2. The respondent is ordered to pay R3 311 897.00 to the applicant in respect of the applicant’s accrual claim against the respondent in terms of the provisions of Chapter 1 of the Matrimonial Property Act 88 of 1984. …”
Clearly this court order is premised on the assumption that the due amount of R3,3 million must somehow be transferred to the claimant, but the source of that amount is not mentioned in the order if the trust assets are not to be prejudicially affected as had been held by Nxumalo J. Some judges apparently believe in wonders and assume that the money will miraculously appear in the debtor’s bank account, or in the fairy tale of debtors blessed with the mythical Midas touch.
It is submitted that the obligation regarding accrual sharing cannot imply that the debtor must incur additional liability and be obliged to borrow money from a third party as credit provider to comply with the obligation towards his/her ex-spouse founded on the latter’s inflated claim for accrual sharing. The act does not provide for any court under the banner of alleged “fair interpretation of accrual sharing” to contravene the express provisions of sections 4(1)(b) to section 9 of the Matrimonial Property Act 88 of 1984 in order to include for accrual sharing purposes the explicitly excluded assets of the debtor. Assets expressly excluded from the qualified accrual of the alleged debtor, such as the initial value of his estate, any bequests, donations or solatium received during the marriage, cannot be renamed as ancillary objects for recourse by artificially inflating the accrual claim if the sum of the calculated qualified assets is insufficient to meet the expectations of the claimant. Only the qualified portion of the calculated accrual available in the end value of the debtor’s estate should be susceptible for fulfilment of the resulting obligation to accrual sharing upon dissolution of the marriage. No other assets of either the deemed debtor, or of a third party like the trust in casu founded for the exclusive benefit of the children from the marriage, are susceptible to meet the expectations of the claimant. A contrary decision is not based on an interpretation of the law but smells like a blatant distortion of the law.

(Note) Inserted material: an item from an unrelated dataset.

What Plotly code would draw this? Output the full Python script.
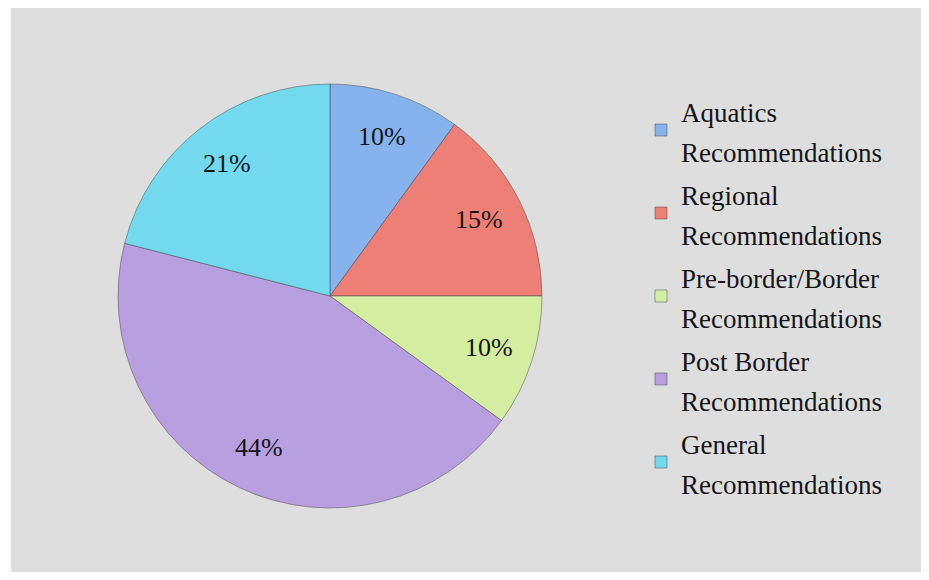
import math
import plotly.graph_objects as go

# ---- data ----
categories = [
    "Aquatics Recommendations",
    "Regional Recommendations",
    "Pre-border/Border Recommendations",
    "Post Border Recommendations",
    "General Recommendations",
]
shares = [10, 15, 10, 44, 21]
colors = ["#86B3EE", "#EE7F76", "#D5EDA1", "#B8A0E0", "#72D9EE"]

# ---- layout geometry ----
# the page body has an 8px margin; figure sized to fit the 929x580 window
OFF = 8
W, H = 929 - OFF, 580 - OFF
panel_l, panel_t, panel_r, panel_b = 11, 8, 923, 572   # gray panel in page px
ml, mt = panel_l - OFF, panel_t - OFF
mr, mb = (OFF + W) - panel_r, (OFF + H) - panel_b
pw, ph = panel_r - panel_l, panel_b - panel_t
cx_px, cy_px, R = 330, 296, 212   # pie centre / radius in page px
TEXT_PX = 26
LEGEND_PX = 27
FONT = "Liberation Serif, Times New Roman, serif"


def to_paper(x, y):
    return (x - panel_l) / pw, 1 - (y - panel_t) / ph


def legend_label(name):
    first, last = name.rsplit(" ", 1)
    return "<br>".join(
        f"<span style='font-size:{LEGEND_PX}px'>{part}</span>" for part in (first, last)
    )


x0, y1 = to_paper(cx_px - R, cy_px - R)
x1, y0 = to_paper(cx_px + R, cy_px + R)

fig = go.Figure(
    go.Pie(
        labels=[legend_label(c) for c in categories],
        values=shares,
        sort=False,
        direction="clockwise",
        rotation=0,
        marker=dict(colors=colors, line=dict(color="rgba(60,60,60,0.45)", width=1)),
        textinfo="none",
        domain=dict(x=[x0, x1], y=[y0, y1]),
        hoverinfo="label+percent",
    )
)

# percentage labels placed along each slice's mid-angle
total = sum(shares)
cum = 0
annotations = []
for v in shares:
    mid = (cum + v / 2) / total * 2 * math.pi
    cum += v
    r = 0.79 * R
    lx = cx_px + r * math.sin(mid)
    ly = cy_px - r * math.cos(mid)
    ax, ay = to_paper(lx, ly)
    annotations.append(
        dict(
            x=ax, y=ay, xref="paper", yref="paper",
            text=f"{round(v / total * 100)}%",
            showarrow=False,
            font=dict(family=FONT, size=TEXT_PX, color="#151515"),
            xanchor="center", yanchor="middle",
        )
    )

leg_x, leg_y = to_paper(641, 296.5)
fig.update_layout(
    width=W,
    height=H,
    margin=dict(l=ml, r=mr, t=mt, b=mb, pad=0),
    paper_bgcolor="white",
    font=dict(family=FONT, color="#151515"),
    shapes=[
        dict(type="rect", xref="paper", yref="paper", x0=0, x1=1, y0=0, y1=1,
             fillcolor="#DEDEDE", line=dict(width=0), layer="below")
    ],
    annotations=annotations,
    showlegend=True,
    legend=dict(
        x=leg_x, y=leg_y, xanchor="left", yanchor="middle",
        # legend line height chosen so entries are spaced like the reference
        font=dict(family=FONT, size=30.77, color="#151515"),
        bgcolor="rgba(0,0,0,0)",
        itemclick=False,
    ),
)

fig.write_html("out.html")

Hard cases make bad law, and this is an example of the mischief that can follow from an unsubstantiated perception of fair accrual sharing. It is submitted that a sure way to avoid such unsatisfactory outcomes will be if practitioners would consider when drafting antenuptial contracts where parties opt for accrual sharing to insert a clause regulating periodic (eg yearly) setoff of the accrual sharing right/obligation between spouses as is provided for in the Amsterdam model. One of the advantages of such periodic setoffs is precisely that what had already been set off while the marital harmony was still intact between the spouses cannot later disappear from the end value of an estate under questionable circumstances when a divorce is looming. At the dissolution of a marriage governed by periodic setoff only the last period’s accrual sharing can still be the possible object of diverging calculations between the litigants. Accrual sharing is per definition limited to sharing the qualified accrual that is available in the estate of the debtor as part of the end value of the estate at the time of calculation – nothing more. Assets that are not at hand in the estate allegedly obliged to accrual sharing cannot form part of the calculated accrual at the dissolvement of the marriage.